I don't sew much so I hope you folks can help me. I demonstrate wool spinning and have to dress as 1860-70 style. I have to wear a dress of 100% cotton, copy of civil war era. The wool sticks to the dress I have now so badly that I look horrible in no time at all. It won't brush off. I tried spraying with stuff, rinsing it in stuff. I guess I'm going to have to make me another dress, but what kind of material should I look for? Please give me some of your experience. Thanks.


----------



## Maura (Jun 6, 2004)

Have you put it in a dryer on air? Sometimes that will pull up loose fibers.

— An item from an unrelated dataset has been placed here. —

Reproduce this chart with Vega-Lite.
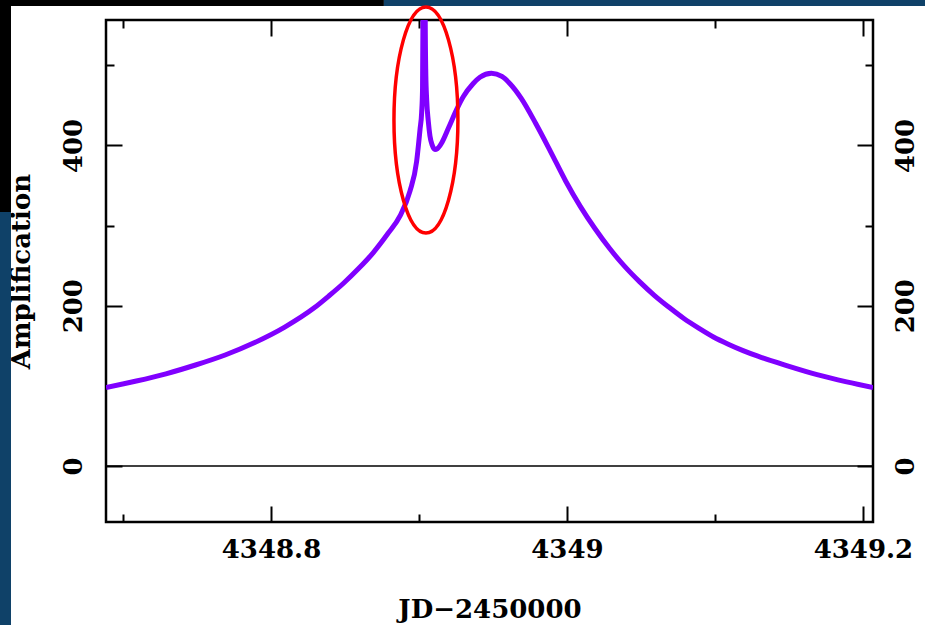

It might help if you spray your new dress with starch, whatever you make. Also, women of that era would have worn aprons. Mae a muslin apron that offers full coverage. I know some spinners who cover their laps with a towel, blanket, or even leather.


----------



## Puddin (Mar 31, 2003)

an apron is a good idea... maybe leather though, even though that will be hot. But, a finished leather you'd just shake the apron out, and the wool would drop.
Gloria


----------



## Ana Bluebird (Dec 8, 2002)

Oh, thanks, but I've tried all that. The big apron does help, but the long sleeves get so covered with wool that I look woolly. The starch, done that, repellent, done that, static guard, done that, rinsed in extra fabric rinse, done that, of course the dryer takes off what is left on there, but next time I wear the dress, it's just minutes till I look bad again. I was wondering if the dress is made from broadcloth or something weird and that's my problem. Other people don't seem to have this problem like I do. Maybe I should just make a light-colored pattern dress so the wool blends in better.


----------



## cowgirlracer (Mar 13, 2006)

I know this would be very expensive, but what about silk or satin? Or some sort of blend?

Anne


----------